Самыми замечательными предметами в комнате П. П. были две вещи – кровать и буфет. Остальное в меру старое, изъеденное жучком, с поблекшим, потрескавшимся и отваливающимся лаком. Кровать была также старая, но деревянная, широкая, прямая, так строго застеленная покрывалом стального цвета, что сюда, думалось, могли бы садиться игрушечные самолеты, если б им пришла неволя залететь. Буфет занимал всю стену в высоту и длину. Он не мог быть сюда доставлен, он мог только вырасти здесь, у стены, сам по себе. Весь дубовый, резной, в дверцах, в зеркалах и зеркальцах, в шкафчиках и ящичках, он, казалось, жил самостоятельно, отдельно и равнодушно ко всему, что его не касалось. Резные фигуры невиданных людей, мифических и полуреальных зверей, множество цветов различных форм и видов так плотно облепляли буфет, что он становился целым миром, достаточно осязаемым и живым, чтобы воспринимать его серьезно. А и клопов здесь, однако, подумал К. М.
– Неправда ваша, – отозвалась П. П., отодвигая от стола один из темных и легких гнутых стульев. – Садитесь, здесь удобнее. У меня нет ни одного клопа. Им нечем питаться. Зато живут два бродячих паука, вот такие. – Она, смеясь, показала сжатый кулачок. – Они живут в разных углах и не ладят, поэтому я отдельно каждому ловлю на кухне мух и откармливаю пауков.
К. М. сел, тараща глаза на странную старуху.
– А вы мыслите довольно банально, молодой человек.
– Я понимаю, – пробормотал он, – ваша философия истории…

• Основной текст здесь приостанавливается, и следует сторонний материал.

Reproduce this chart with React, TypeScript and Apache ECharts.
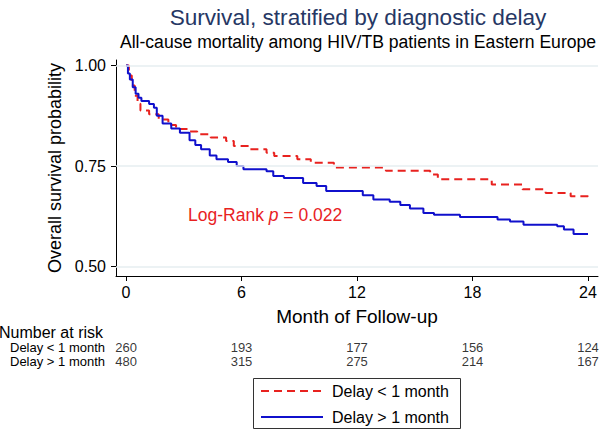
import React, { useEffect, useRef } from "react";
import * as echarts from "echarts";

// ---- data ----
const months = [0, 6, 12, 18, 24];
const yTicks = [0.5, 0.75, 1.0];
const groupNames = ["Delay < 1 month", "Delay > 1 month"];
const riskEarly = [260, 193, 177, 156, 124];
const riskLate = [480, 315, 275, 214, 167];

// Kaplan-Meier estimates (time in months, survival after the step)
const earlyTime = [0, 0.15, 0.3, 0.45, 0.6, 0.75, 1.2, 1.7, 2.2, 2.6, 3.2, 3.7, 4.4, 5.2, 5.6, 6.4, 7.3, 7.7, 8.9, 9.6, 10.8, 13.5, 15.8, 16.2, 19.0, 20.6, 21.8, 23.1, 24.0];
const earlySurv = [1.0, 0.975, 0.95, 0.925, 0.905, 0.888, 0.879, 0.866, 0.852, 0.842, 0.836, 0.829, 0.821, 0.812, 0.8, 0.792, 0.783, 0.775, 0.767, 0.758, 0.746, 0.738, 0.729, 0.717, 0.704, 0.692, 0.683, 0.675, 0.673];
const lateTime = [0, 0.1, 0.2, 0.35, 0.5, 0.65, 0.8, 1.2, 1.45, 1.6, 1.9, 2.35, 2.8, 3.3, 3.6, 3.9, 4.35, 4.7, 5.3, 5.75, 6.1, 7.3, 7.65, 8.2, 9.2, 9.9, 10.4, 12.3, 12.85, 13.7, 14.25, 14.75, 15.45, 16.0, 17.35, 19.3, 19.95, 20.65, 22.4, 22.75, 23.25, 24.0];
const lateSurv = [1.0, 0.98, 0.965, 0.946, 0.93, 0.92, 0.912, 0.904, 0.895, 0.875, 0.856, 0.843, 0.833, 0.814, 0.802, 0.792, 0.776, 0.767, 0.76, 0.75, 0.742, 0.737, 0.725, 0.72, 0.708, 0.7, 0.688, 0.677, 0.667, 0.661, 0.653, 0.644, 0.633, 0.629, 0.623, 0.617, 0.612, 0.604, 0.6, 0.592, 0.581, 0.58];

const RED = "#e8221f";
const BLUE = "#1010cc";
const FONT = "'Liberation Sans', Arial, Helvetica, sans-serif";

export default function App() {
  const ref = useRef<HTMLDivElement>(null);

  useEffect(() => {
    if (!ref.current) return;
    const chart = echarts.init(ref.current, null, { renderer: "svg" });
    const xMin = -0.52;
    const xMax = 24.52;

    const riskLabel = {
      show: true,
      position: "inside",
      formatter: (p: any) => String(p.value[2]),
      fontSize: 13,
      color: "#000",
      fontFamily: FONT,
    };

    const legendBase = {
      orient: "horizontal",
      left: 260,
      padding: 0,
      itemWidth: 62,
      itemHeight: 18,
      itemStyle: { color: "rgba(0,0,0,0)", borderWidth: 0, opacity: 0 },
      textStyle: { fontSize: 16, lineHeight: 18, color: "#000", fontFamily: FONT, padding: [0, 0, 0, 4] },
    };

    const option: any = {
      animation: false,
      backgroundColor: "#ffffff",
      textStyle: { fontFamily: FONT },
      grid: [
        { left: 116, top: 60, width: 482, height: 216 },
        { left: 116, top: 340, width: 482, height: 28 },
      ],
      xAxis: [
        {
          type: "value",
          gridIndex: 0,
          min: xMin,
          max: xMax,
          name: "Month of Follow-up",
          nameLocation: "middle",
          nameGap: 31,
          nameTextStyle: { fontSize: 19, color: "#000", fontFamily: FONT },
          axisLine: { show: true, onZero: false, lineStyle: { color: "#000", width: 1 } },
          axisTick: { show: true, customValues: months, length: 5, lineStyle: { color: "#000", width: 1 } },
          axisLabel: { customValues: months, fontSize: 16, color: "#000", margin: 8, fontFamily: FONT },
          splitLine: { show: false },
        },
        {
          type: "value",
          gridIndex: 1,
          min: xMin,
          max: xMax,
          show: false,
        },
      ],
      yAxis: [
        {
          type: "value",
          gridIndex: 0,
          min: 0.4764,
          max: 1.0137,
          name: "Overall survival probability",
          nameLocation: "middle",
          nameGap: 52,
          nameTextStyle: { fontSize: 18, color: "#000", fontFamily: FONT },
          axisLine: { show: true, onZero: false, lineStyle: { color: "#000", width: 1 } },
          axisTick: { show: true, customValues: yTicks, length: 5, lineStyle: { color: "#000", width: 1 } },
          axisLabel: {
            customValues: yTicks,
            fontSize: 16,
            color: "#000",
            margin: 10,
            fontFamily: FONT,
            formatter: (v: number) => v.toFixed(2),
          },
          splitLine: { show: false },
        },
        {
          type: "category",
          gridIndex: 1,
          data: groupNames,
          inverse: true,
          axisLine: { show: false },
          axisTick: { show: false },
          axisLabel: { interval: 0, align: "left", margin: 106, fontSize: 13, color: "#000", fontFamily: FONT },
        },
      ],
      legend: [
        { ...legendBase, data: [groupNames[0]], top: 382 },
        { ...legendBase, data: [groupNames[1]], top: 408 },
      ],
      series: [
        {
          type: "line",
          name: "grid",
          xAxisIndex: 0,
          yAxisIndex: 0,
          data: [],
          z: 1,
          silent: true,
          markLine: {
            silent: true,
            symbol: ["none", "none"],
            label: { show: false },
            lineStyle: { color: "#e6eef0", width: 1.5, type: "solid" },
            data: yTicks.map((v) => ({ yAxis: v })),
          },
        },
        {
          type: "line",
          name: groupNames[0],
          xAxisIndex: 0,
          yAxisIndex: 0,
          data: earlyTime.map((t, i) => [t, earlySurv[i]]),
          step: "end",
          symbol: "none",
          showSymbol: false,
          z: 3,
          lineStyle: { color: RED, width: 2, type: [8, 5] },
          itemStyle: { color: RED },
        },
        {
          type: "line",
          name: groupNames[1],
          xAxisIndex: 0,
          yAxisIndex: 0,
          data: lateTime.map((t, i) => [t, lateSurv[i]]),
          step: "end",
          symbol: "none",
          showSymbol: false,
          z: 3,
          lineStyle: { color: BLUE, width: 2, type: "solid" },
          itemStyle: { color: BLUE },
        },
        {
          type: "scatter",
          name: "riskEarly",
          xAxisIndex: 1,
          yAxisIndex: 1,
          symbolSize: 1,
          itemStyle: { color: "rgba(0,0,0,0)" },
          data: riskEarly.map((n, i) => [months[i], groupNames[0], n]),
          label: riskLabel,
        },
        {
          type: "scatter",
          name: "riskLate",
          xAxisIndex: 1,
          yAxisIndex: 1,
          symbolSize: 1,
          itemStyle: { color: "rgba(0,0,0,0)" },
          data: riskLate.map((n, i) => [months[i], groupNames[1], n]),
          label: riskLabel,
        },
      ],
      graphic: [
        {
          type: "rect",
          shape: { x: 253.5, y: 378.5, width: 207, height: 50 },
          style: { fill: "none", stroke: "#333", lineWidth: 1 },
          silent: true,
        },
        {
          type: "text",
          x: 358,
          y: 17,
          style: {
            text: "Survival, stratified by diagnostic delay",
            fontSize: 22.6,
            fontFamily: FONT,
            fill: "#263764",
            align: "center",
            verticalAlign: "middle",
          },
        },
        {
          type: "text",
          x: 358,
          y: 42,
          style: {
            text: "All-cause mortality among HIV/TB patients in Eastern Europe",
            fontSize: 17.6,
            fontFamily: FONT,
            fill: "#000",
            align: "center",
            verticalAlign: "middle",
          },
        },
        {
          type: "text",
          x: -1,
          y: 332,
          style: {
            text: "Number at risk",
            fontSize: 16,
            fontFamily: FONT,
            fill: "#000",
            align: "left",
            verticalAlign: "middle",
          },
        },
        {
          type: "text",
          x: 188,
          y: 215,
          style: {
            text: "{a|Log-Rank }{b|p}{a| = 0.022}",
            align: "left",
            verticalAlign: "middle",
            rich: {
              a: { fontSize: 17.5, fontFamily: FONT, fill: RED, color: RED },
              b: { fontSize: 17.5, fontFamily: FONT, fill: RED, color: RED, fontStyle: "italic" },
            },
          },
        },
      ],
    };

    chart.setOption(option);
    return () => chart.dispose();
  }, []);

  return (
    <div
      ref={ref}
      style={{ position: "absolute", left: 0, top: 0, width: 602, height: 430 }}
    />
  );
}
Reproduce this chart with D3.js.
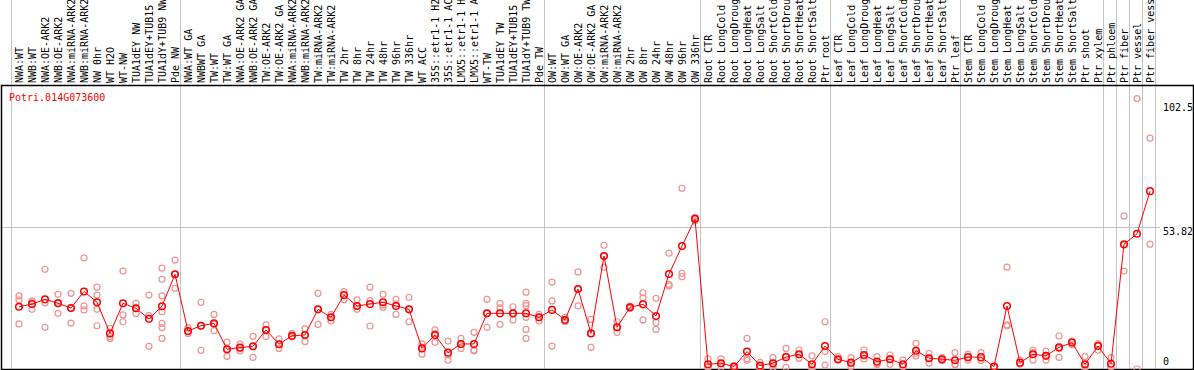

– При чем тут философия? – отмахнулась она. – Просто вы не понимаете, что старики – как ни дико звучит – гораздо ближе к чувству новизны, чем молодые. Молодым только кажется все внове, но инстинктивно они тянутся к основательности, к традиции, к тривиальности. А из стариков, которым видимы пространства и ведомы начала и концы, из таких стариков могут выработаться крутые новаторы, авангардисты. Вот почему, войдя, вы подумали про клопов.
Она заварила чай во вместительном розовом чайнике с ручкой в виде змеи, тоже розовой, накрыла большой матрешкой.
– Старики намного опаснее, они жертвуют всеми и всем миром. Они направляют прогресс, а платят за него молодые. Вот такие дела, самаритянин.
– Почему самаритянин?
– Вас время от времени переполняет… как говорили греки, сплавхнизомай… сострадание.
– Вы угадали, Прасковья Прокофьевна, я нашел работу утешителя.
– Я вам не завидую…
– Почему? – с пафосом удивился К. М. – Наводить мосты между людьми. Устанавливать контакты между человеком и миром заблудшим…
– Ну да! Ну да! – прервала она. – Раньше за утешением шли к священнику, в церковь. Разве существует институт утешительства? – П. П. энергично поднялась со стула, достала из буфета варенье, светлое, желтое, как свежий мед, поставила тарелку с сухариками, сняла с чайника матрешку и стала наливать чай в голубые чашки. Чай просвечивал сквозь тонкий фарфор и был как вино, старое-престарое, темное, густое. – Сахар положите сами. И сухарики, пожалуйста.
К. М. положил сахар, помешал ложкой, попробовал сухарь, он был крепкий, духовитый.